Reproduce exactly the run of lines from the one containing "Clone this chart in Bokeh." through the one containing "import numpy as np". Pictures do not belong in the copy.

========================================================================

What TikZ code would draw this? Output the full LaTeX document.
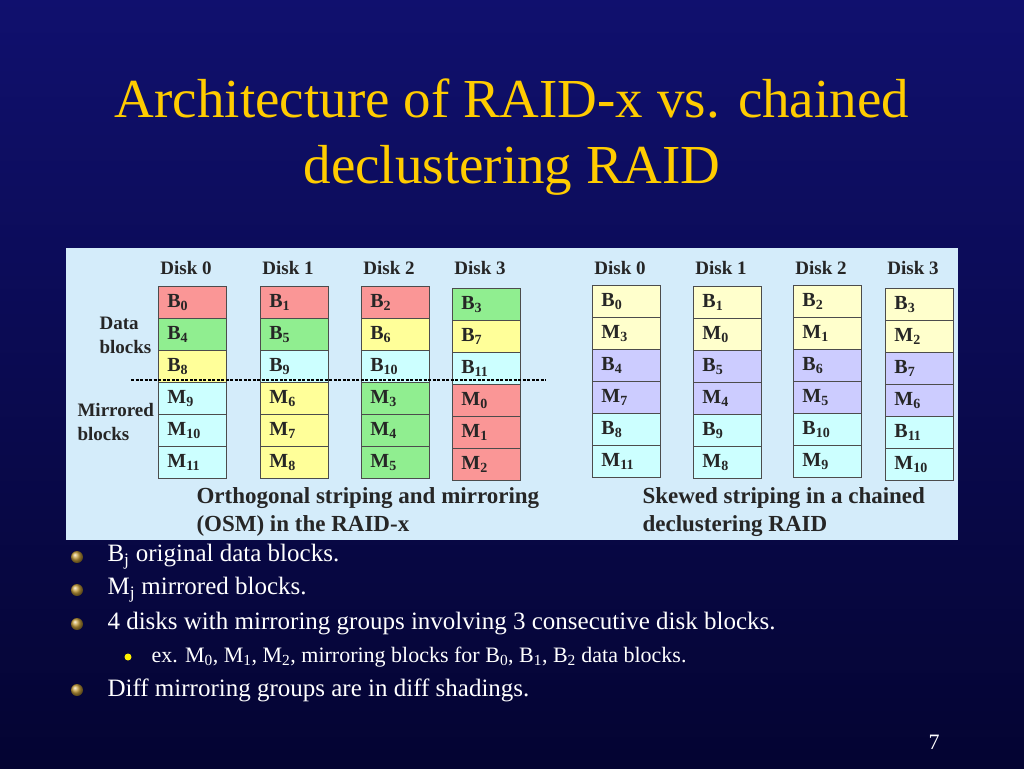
\documentclass[tikz,border=0pt]{standalone}
\usepackage{fontspec}
\setmainfont{Liberation Serif}
\newcommand\sbs[1]{\textsubscript{#1}}
\begin{document}
\begin{tikzpicture}[x=1pt,y=-1pt,
  blk/.style={draw=black!70,line width=0.8pt,minimum width=68pt,minimum height=31.5pt,inner sep=0pt,anchor=north west,text width=62pt,align=left,font=\bfseries\fontsize{20}{20}\selectfont,text=black!85},
  lab/.style={font=\bfseries\fontsize{19}{24}\selectfont,text=black!85,align=left},
  bul/.style={circle,inner sep=0pt,minimum size=12pt,shading=ball,ball color={rgb,255:red,200;green,160;blue,60}},
  btxt/.style={anchor=west,text=white,font=\fontsize{25}{27}\selectfont}]
\definecolor{bg1}{RGB}{16,16,110}
\definecolor{bg2}{RGB}{4,4,50}
\definecolor{cR}{RGB}{250,150,150}
\definecolor{cG}{RGB}{144,238,144}
\definecolor{cY}{RGB}{255,255,153}
\definecolor{cC}{RGB}{204,255,255}
\definecolor{cL}{RGB}{204,204,255}
\definecolor{cP}{RGB}{255,255,204}
\definecolor{panel}{RGB}{212,236,250}
\definecolor{ttl}{RGB}{255,204,0}
\shade[top color=bg1,bottom color=bg2] (0,0) rectangle (1024,768);
\useasboundingbox (0,0) rectangle (1024,768);
\node[text=ttl,font=\fontsize{55}{66}\selectfont,align=center] (title) at (512,137) {Architecture of RAID-x vs. chained\\declustering RAID};
\fill[panel] (66,248) rectangle (958,540);
% left
\foreach \x/\n in {158/0,260/1,361/2,452/3}{
  \node[lab] (L\n) at (\x+28,268) {Disk \n};}
\def\col#1#2#3#4{\foreach \c/\s [count=\k from 0] in {#4}{\node[blk,fill=\c] (#1-\k) at (#2,#3+\k*32) {\hspace*{6pt}\s};}}
\col{a}{158}{286}{cR/B\sbs{0},cG/B\sbs{4},cY/B\sbs{8},cC/M\sbs{9},cC/M\sbs{10},cC/M\sbs{11}}
\col{b}{260}{286}{cR/B\sbs{1},cG/B\sbs{5},cC/B\sbs{9},cY/M\sbs{6},cY/M\sbs{7},cY/M\sbs{8}}
\col{c}{361}{286}{cR/B\sbs{2},cY/B\sbs{6},cC/B\sbs{10},cG/M\sbs{3},cG/M\sbs{4},cG/M\sbs{5}}
\col{d}{452}{288}{cG/B\sbs{3},cY/B\sbs{7},cC/B\sbs{11},cR/M\sbs{0},cR/M\sbs{1},cR/M\sbs{2}}
\coordinate (dl) at (131,380); \coordinate (dr) at (546,380);
\draw[line width=2.5pt,dash pattern=on 3pt off 1.5pt] (dl) -- (dr);
\node[lab,anchor=west] (data) at (96,335) {Data\\blocks};
\node[lab,anchor=west] (mir) at (74,422) {Mirrored\\blocks};
\node[lab,anchor=north west,font=\bfseries\fontsize{23}{28}\selectfont] (capL) at (193,484) {Orthogonal striping and mirroring\\(OSM) in the RAID-x};
% right
\foreach \x/\n in {592/0,693/1,793/2,885/3}{\node[lab] (R\n) at (\x+28,268) {Disk \n};}
\col{e}{592}{285}{cP/B\sbs{0},cP/M\sbs{3},cL/B\sbs{4},cL/M\sbs{7},cC/B\sbs{8},cC/M\sbs{11}}
\col{f}{693}{286}{cP/B\sbs{1},cP/M\sbs{0},cL/B\sbs{5},cL/M\sbs{4},cC/B\sbs{9},cC/M\sbs{8}}
\col{g}{793}{285}{cP/B\sbs{2},cP/M\sbs{1},cL/B\sbs{6},cL/M\sbs{5},cC/B\sbs{10},cC/M\sbs{9}}
\col{h}{885}{288}{cP/B\sbs{3},cP/M\sbs{2},cL/B\sbs{7},cL/M\sbs{6},cC/B\sbs{11},cC/M\sbs{10}}
\node[lab,anchor=north west,font=\bfseries\fontsize{23}{28}\selectfont] (capR) at (639,484) {Skewed striping in a chained\\declustering RAID};
% bullets
\foreach \y/\t [count=\i] in {557/{B\sbs{j} original data blocks.},590/{M\sbs{j} mirrored blocks.},624/{4 disks with mirroring groups involving 3 consecutive disk blocks.},690/{Diff mirroring groups are in diff shadings.}}{
  \node[bul] (b\i) at (77,\y) {};
  \node[btxt] (t\i) at (104,\y) {\t};}
\node[circle,fill=yellow,inner sep=0pt,minimum size=7pt] (sb) at (128,657) {};
\node[btxt,font=\fontsize{22}{24}\selectfont] (st) at (148,657) {ex. M\sbs{0}, M\sbs{1}, M\sbs{2}, mirroring blocks for B\sbs{0}, B\sbs{1}, B\sbs{2} data blocks.};
\node[text=white,font=\fontsize{22}{24}\selectfont] (pg) at (934,742) {7};
\end{tikzpicture}
\end{document}
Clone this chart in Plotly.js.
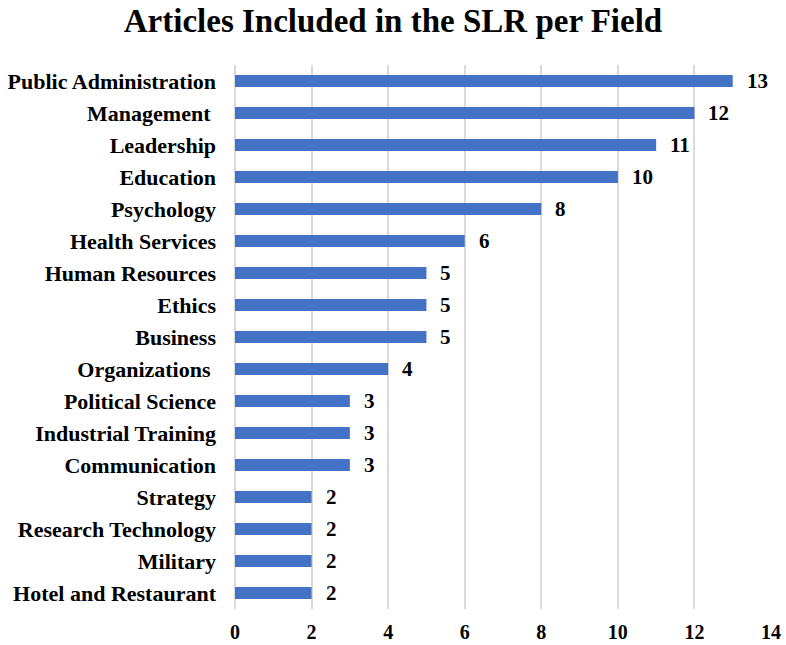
<!DOCTYPE html>
<html>
<head>
<meta charset="utf-8">
<script src="https://cdn.plot.ly/plotly-3.0.1.min.js"></script>
<style>html,body{margin:0;padding:0;background:#fff;}#chart{width:786px;height:645px;}</style>
</head>
<body>
<div id="chart"></div>
<script>
const categories = ["Public Administration","Management ","Leadership","Education","Psychology","Health Services","Human Resources","Ethics","Business","Organizations ","Political Science","Industrial Training","Communication","Strategy","Research Technology","Military","Hotel and Restaurant"];
const values = [13,12,11,10,8,6,5,5,5,4,3,3,3,2,2,2,2];
const xTicks = [0,2,4,6,8,10,12,14];

const serif = "Liberation Serif, Times New Roman, serif";

const trace = {
  type: "bar",
  orientation: "h",
  y: categories,
  x: values,
  marker: {color: "#4472C4", line: {color: "#4472C4", width: 0}},
  width: 0.38,
  hoverinfo: "none"
};

const annotations = values.map((v, i) => ({
  x: v, y: categories[i], xref: "x", yref: "y",
  text: String(v), showarrow: false, xanchor: "left", xshift: 12,
  font: {family: serif, size: 21, color: "#000", weight: "bold"}
}));

const layout = {
  width: 786, height: 645,
  margin: {l: 235, r: 15, t: 65, b: 36},
  paper_bgcolor: "#fff", plot_bgcolor: "#fff",
  showlegend: false,
  title: {text: "<b>Articles Included in the SLR per Field</b>", x: 0.5, xanchor: "center", xref: "container",
          y: 0.968, yref: "container", yanchor: "middle",
          font: {family: serif, size: 33, color: "#000"}},
  xaxis: {range: [0, 14], tickvals: xTicks, ticktext: xTicks.map(String),
          showgrid: true, gridcolor: "#d9d9d9", gridwidth: 2,
          zeroline: true, zerolinecolor: "#d9d9d9", zerolinewidth: 2,
          showline: false, ticks: "", ticklabelstandoff: 9,
          tickfont: {family: serif, size: 20, color: "#000", weight: "bold"}, fixedrange: true},
  yaxis: {autorange: "reversed", type: "category", showgrid: false, zeroline: false, showline: false,
          ticks: "", ticklabelstandoff: 18,
          tickfont: {family: serif, size: 22, color: "#000", weight: "bold"}, fixedrange: true},
  annotations: annotations
};

Plotly.newPlot("chart", [trace], layout, {staticPlot: true, displayModeBar: false});
</script>
</body>
</html>
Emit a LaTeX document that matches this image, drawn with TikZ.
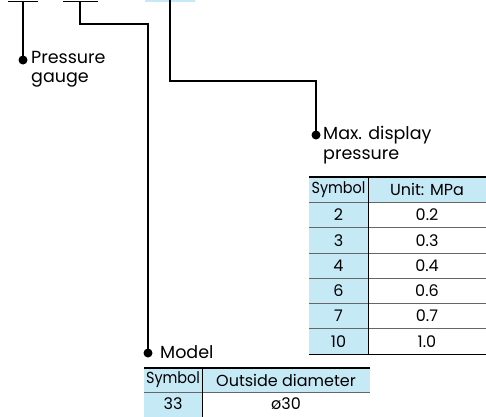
\documentclass[tikz,border=0pt]{standalone}
\usepackage{fontspec}
\setmainfont{Poppins}
\definecolor{symblue}{RGB}{198,233,246}
\newcommand{\narrowsym}{\scalebox{0.9}[1]{Symbol}}
\begin{document}
\begin{tikzpicture}[x=1pt,y=-1pt,
  leader/.style={line width=1.5pt},
  dot/.style={circle,fill=black,inner sep=0pt,minimum size=9pt},
  caption/.style={anchor=west,align=left,inner sep=0pt,font=\fontsize{17.5}{19.5}\selectfont},
  cell/.style={inner sep=0pt,font=\fontsize{16}{18}\selectfont},
  rowline/.style={color=black!60,line width=0.8pt}]
\useasboundingbox (0,0) rectangle (486,416);
% code bars at the top
\fill[symblue] (145,0) rectangle (195,2);
\draw[leader] (8,1.5)--(38,1.5);
\draw[leader] (63,1.5)--(98,1.5);
\coordinate (B1) at (23,1.5);
\coordinate (B2) at (80,1.5);
\coordinate (B3) at (170,0);
% dots and leaders
\node[dot] (D1) at (23,60) {};
\node[dot] (D2) at (316,135) {};
\node[dot] (D3) at (148,353) {};
\draw[leader] (B1)--(D1.center);
\draw[leader] (B2)|-(148,24)--(D3.center);
\draw[leader] (B3)|-(316,81)--(D2.center);
\node[caption] (gauge) at (31,69.5) {Pressure\\gauge};
\node[caption] (maxp) at (323,145) {Max. display\\pressure};
\node[caption] (model) at (160,352) {Model};
% table: max. display pressure
\fill[symblue] (309,177) rectangle (486,202.3);
\fill[symblue] (309,177) rectangle (368,354.1);
\foreach \i in {1,...,6}{
\draw[rowline] (309,{177+25.3*\i})--(486,{177+25.3*\i});
}
\draw[line width=0.8pt] (309,354.1)--(486,354.1);
\draw[line width=1.5pt] (309,177)--(486,177);
\draw[line width=1pt] (368,177)--(368,354.1);
\node[cell] (psym) at (338.5,189.6) {\narrowsym};
\node[cell] (punit) at (427,189.6) {Unit: MPa};
\foreach \s/\v [count=\i] in {2/0.2,3/0.3,4/0.4,6/0.6,7/0.7,10/1.0}{
\node[cell] (psym\i) at (338.5,{189.6+25.3*\i}) {\s};
\node[cell] (pval\i) at (427,{189.6+25.3*\i}) {\v};
}
% table: model
\fill[symblue] (144,368) rectangle (370,392);
\fill[symblue] (144,368) rectangle (202,418);
\draw[rowline] (144,392)--(370,392);
\draw[line width=1.5pt] (144,368)--(370,368);
\draw[line width=1pt] (202,368)--(202,418);
\node[cell] (msym) at (173,380) {\narrowsym};
\node[cell] (mdia) at (286,380) {Outside diameter};
\node[cell] (msym1) at (173,404) {33};
\node[cell] (mdia1) at (286,404) {ø30};
\end{tikzpicture}
\end{document}
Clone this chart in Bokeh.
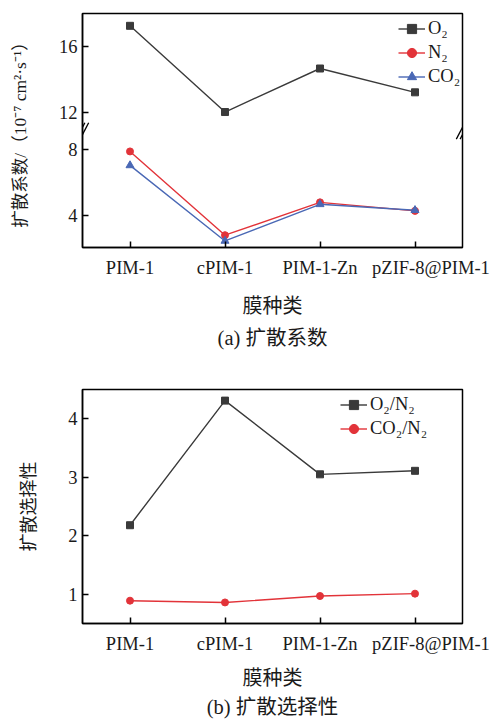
from bokeh.plotting import figure
from bokeh.layouts import column
from bokeh.models import (Range1d, FixedTicker, Legend, LegendItem,
                          Title, Arrow, LinearAxis)
from bokeh.embed import file_html
from bokeh.resources import INLINE
import numpy as np

# ---------------- data ----------------
membranes = ["PIM-1", "cPIM-1", "PIM-1-Zn", "pZIF-8@PIM-1"]
d_o2 = [17.25, 12.0, 14.65, 13.2]
d_n2 = [7.9, 2.8, 4.8, 4.28]
d_co2 = [7.05, 2.45, 4.68, 4.32]
sel_o2_n2 = [2.18, 4.31, 3.05, 3.11]
sel_co2_n2 = [0.89, 0.86, 0.97, 1.01]
yticks_a = [4, 8, 12, 16]
yticks_b = [1, 2, 3, 4]

# horizontal nudge (px) of each category label, as in the reference
label_nudge_px = [0, 0, 0, 16]

FRAME_W = 380
FRAME_H = 234

# category positions on a numeric axis (one unit per membrane)
xpos = [i + 0.5 for i in range(len(membranes))]
px_per_unit = FRAME_W / len(membranes)
label_pos = [x + n / px_per_unit for x, n in zip(xpos, label_nudge_px)]

# broken-axis settings for panel (a)
BREAK_LOW = 9.0
BREAK_HIGH = 10.7
GAP = BREAK_HIGH - BREAK_LOW


def to_disp(v):
    v = np.asarray(v, dtype=float)
    return np.where(v > BREAK_LOW, v - GAP, v)


LATIN = "'Liberation Serif', 'Noto Sans CJK SC'"
CJK = "'Noto Sans CJK SC'"
C_O2 = "#3a3a3a"
C_N2 = "#e23339"
C_CO2 = "#4a68b5"
TXT = "#1a1a1a"
TICK_FS = "18.5px"


def style(p, ticks, overrides=None):
    p.xgrid.visible = False
    p.ygrid.visible = False
    p.outline_line_color = "black"
    p.outline_line_width = 1.5
    p.outline_line_alpha = 1
    for ax in (p.xaxis[0], p.yaxis[0]):
        ax.axis_line_width = 1.5
        ax.axis_line_color = "black"
        ax.major_tick_in = 6
        ax.major_tick_out = 0
        ax.minor_tick_line_color = None
        ax.major_tick_line_width = 1.5
        ax.major_label_text_font = LATIN
        ax.major_label_text_font_size = TICK_FS
        ax.major_label_text_color = TXT
    p.yaxis[0].ticker = FixedTicker(ticks=ticks)
    p.yaxis[0].axis_label_text_font_style = "normal"
    p.yaxis[0].axis_label_text_color = TXT
    if overrides:
        p.yaxis[0].major_label_overrides = overrides
    p.yaxis[0].major_label_standoff = 5
    # bottom axis: tick marks only
    bx = p.xaxis[0]
    bx.ticker = FixedTicker(ticks=xpos)
    bx.major_label_text_color = None
    bx.major_label_standoff = 0
    # label axis: category names (last one nudged right)
    lab = LinearAxis(ticker=FixedTicker(ticks=label_pos),
                     major_label_overrides={lp: m for lp, m in zip(label_pos, membranes)},
                     axis_line_color=None, major_tick_line_color=None,
                     minor_tick_line_color=None, major_tick_in=0, major_tick_out=0,
                     major_label_standoff=10, major_label_text_font=LATIN,
                     major_label_text_font_size=TICK_FS, major_label_text_color=TXT,
                     axis_label="膜种类", axis_label_text_font=CJK,
                     axis_label_text_font_size="20px",
                     axis_label_text_font_style="normal", axis_label_text_color=TXT)
    p.add_layout(lab, "below")
    p.background_fill_color = "white"
    p.border_fill_color = "white"
    return lab


# ---------------- panel (a) ----------------
disp_ticks = [float(t) for t in to_disp(yticks_a)]
overrides_a = {dt: str(t) for dt, t in zip(disp_ticks, yticks_a)}

pa = figure(frame_width=FRAME_W, frame_height=FRAME_H, output_backend="svg",
            toolbar_location=None,
            x_range=Range1d(0, len(membranes)),
            y_range=Range1d(2.05, 18.0 - GAP),
            min_border_left=82, min_border_right=30, min_border_top=13,
            min_border_bottom=113)
lab_a = style(pa, disp_ticks, overrides_a)
lab_a.axis_label_standoff = 9
pa.yaxis[0].axis_label = "扩散系数/（10⁻⁷ cm²·s⁻¹）"
pa.yaxis[0].axis_label_text_font = LATIN
pa.yaxis[0].axis_label_text_font_size = "17.5px"
pa.yaxis[0].axis_label_standoff = 26

la1 = pa.line(xpos, to_disp(d_o2), line_color=C_O2, line_width=1.4)
sa1 = pa.scatter(xpos, to_disp(d_o2), marker="square", size=7,
                 fill_color=C_O2, line_color=C_O2)
la2 = pa.line(xpos, to_disp(d_n2), line_color=C_N2, line_width=1.4)
sa2 = pa.scatter(xpos, to_disp(d_n2), marker="circle", size=7,
                 fill_color=C_N2, line_color=C_N2)
la3 = pa.line(xpos, to_disp(d_co2), line_color=C_CO2, line_width=1.4)
sa3 = pa.scatter(xpos, to_disp(d_co2), marker="triangle", size=8,
                 fill_color=C_CO2, line_color=C_CO2)

leg_a = Legend(items=[LegendItem(label="O₂", renderers=[la1, sa1]),
                      LegendItem(label="N₂", renderers=[la2, sa2]),
                      LegendItem(label="CO₂", renderers=[la3, sa3])],
               location=(316, 159), padding=0, margin=0, spacing=1,
               glyph_width=27, glyph_height=23, label_height=23,
               label_standoff=3, border_line_color=None,
               background_fill_alpha=0, label_text_font=LATIN,
               label_text_font_size=TICK_FS, label_text_color=TXT)
pa.add_layout(leg_a)

# break marks on left and right frame edges
bc = BREAK_LOW + 0.15
for xe in (0.0, float(len(membranes))):
    for sep in (-0.02, 0.02):
        pa.add_layout(Arrow(end=None, x_start=xe + sep - 0.045, y_start=bc - 0.5,
                            x_end=xe + sep + 0.045, y_end=bc + 0.5,
                            line_color="black", line_width=1.3))

cap_a = Title(text="(a) 扩散系数", align="center", text_font=LATIN,
              text_font_size="20.5px", text_font_style="normal",
              text_color=TXT, standoff=6)
pa.add_layout(cap_a, "below")

# ---------------- panel (b) ----------------
pb = figure(frame_width=FRAME_W, frame_height=FRAME_H, output_backend="svg",
            toolbar_location=None,
            x_range=Range1d(0, len(membranes)),
            y_range=Range1d(0.5, 4.5),
            min_border_left=82, min_border_right=30, min_border_top=29,
            min_border_bottom=96)
lab_b = style(pb, yticks_b)
lab_b.axis_label_standoff = 5
pb.yaxis[0].axis_label = "扩散选择性"
pb.yaxis[0].axis_label_text_font = CJK
pb.yaxis[0].axis_label_text_font_size = "18px"
pb.yaxis[0].axis_label_standoff = 25

lb1 = pb.line(xpos, sel_o2_n2, line_color=C_O2, line_width=1.4)
sb1 = pb.scatter(xpos, sel_o2_n2, marker="square", size=7,
                 fill_color=C_O2, line_color=C_O2)
lb2 = pb.line(xpos, sel_co2_n2, line_color=C_N2, line_width=1.4)
sb2 = pb.scatter(xpos, sel_co2_n2, marker="circle", size=7,
                 fill_color=C_N2, line_color=C_N2)

leg_b = Legend(items=[LegendItem(label="O₂/N₂", renderers=[lb1, sb1]),
                      LegendItem(label="CO₂/N₂", renderers=[lb2, sb2])],
               location=(258, 183), padding=0, margin=0, spacing=1,
               glyph_width=27, glyph_height=23, label_height=23,
               label_standoff=3, border_line_color=None,
               background_fill_alpha=0, label_text_font=LATIN,
               label_text_font_size=TICK_FS, label_text_color=TXT)
pb.add_layout(leg_b)

cap_b = Title(text="(b) 扩散选择性", align="center", text_font=LATIN,
              text_font_size="20.5px", text_font_style="normal",
              text_color=TXT, standoff=0)
pb.add_layout(cap_b, "below")

layout = column(pa, pb, spacing=0)
open("out.html", "w").write(file_html(layout, INLINE))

========================================================================

_EXERCISE OUTPUT:_
Clone this chart in Bokeh.
from bokeh.plotting import figure
from bokeh.layouts import column
from bokeh.models import (Range1d, FixedTicker, Legend, LegendItem,
                          Title, Arrow, LinearAxis)
from bokeh.embed import file_html
from bokeh.resources import INLINE
import numpy as np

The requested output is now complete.